View Full Version : Help with Confidence Intervals


Rugrats3
09-25-2005, 05:12 PM
The questions regarding confidence intervals and population means are hard to understand: Please help me set them up in a formula and solve.

#3 An inspector has been given the assignment to estimate the mean net weight og pakages of beef labeled 3 pounds. He realizes that the weights cannot be precisely 3 pounds. A sample of 36 packages reveal the mean weight to be 3.01 pounds, with a standard deviation of 0.03 pounds.

a. What is the estimated population mean?

b. Determine a 95 percent confidence interval for the population mean?




#4 The HR Department would like to include a dental plan for the benefits package. How much does a typical employee and his or her family spend per year on dental expenses? A sample of 45 employees reveals the mean amount spent last year was $1,820, with a standard deviation of $660.

a. Construct a 95% confidence interval for the population mean.

b. The information from part (a) was given to the president. He indicated he could afford $1,700 of dental expenses per employee. Is it possible that the population mean could be $1,700? Why?

JohnM
09-25-2005, 06:53 PM
The questions regarding confidence intervals and population means are hard to understand: Please help me set them up in a formula and solve.

#3 An inspector has been given the assignment to estimate the mean net weight og pakages of beef labeled 3 pounds. He realizes that the weights cannot be precisely 3 pounds. A sample of 36 packages reveal the mean weight to be 3.01 pounds, with a standard deviation of 0.03 pounds.

a. What is the estimated population mean?

b. Determine a 95 percent confidence interval for the population mean?




#4 The HR Department would like to include a dental plan for the benefits package. How much does a typical employee and his or her family spend per year on dental expenses? A sample of 45 employees reveals the mean amount spent last year was $1,820, with a standard deviation of $660.

a. Construct a 95% confidence interval for the population mean.

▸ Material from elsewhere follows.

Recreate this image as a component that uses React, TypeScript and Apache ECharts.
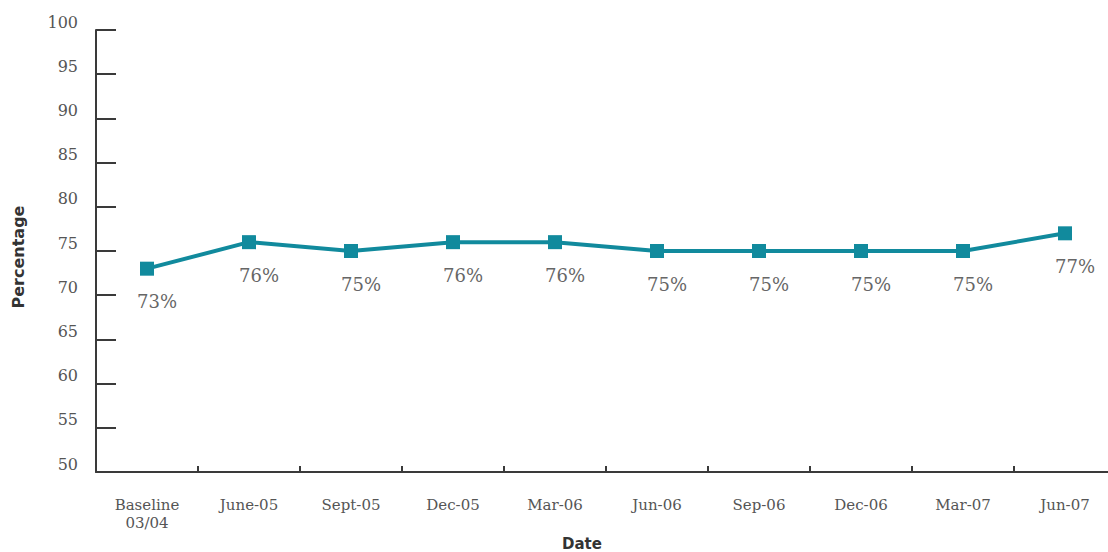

b. The information from part (a) was given to the president. He indicated he could afford $1,700 of dental expenses per employee. Is it possible that the population mean could be $1,700? Why?


(3)a.
the estimate of the population mean is the mean of the sample - 3.01

b.
the 95% confidence interval around the mean is
sample mean +/- (Z * (s/sqrt(n))
= 3.01 +/- (1.96 * (.03/sqrt(36))

(4)a.
do the same way as 3b

b.
if the confidence interval you compute in 4a contains 1700, then yes, because over a "large" number of samples, the 95% confidence interval will contain the true population mean 95% of the time

Rugrats3
09-25-2005, 08:14 PM
Thanks for your help but are you using the z or t tables at all for answers and if so, where did you look. These tables are confusing!

quark
09-25-2005, 10:18 PM
The samples sizes in #3 and #4 are relatively large (>30), you can use the z table.

Below is a nice tutorial for z table:

http://www.mis.coventry.ac.uk/~styrrell/pages/ntabexam.htm

JohnM
09-26-2005, 11:01 AM
Thanks for your help but are you using the z or t tables at all for answers and if so, where did you look. These tables are confusing!

If you draw lots of samples, but the sizes of those samples are pretty small, say below 30, the means won't really follow a normal distribution - they follow a t-distribution. With really small sample sizes, the distribution's tails are "fatter" and the peak is kind of low.

As the sample sizes increase, the shape of the distribution of the sample means will "approach" a normal curve, and when they're "large" (n >= 30), you can use the normal distribution tables (Z).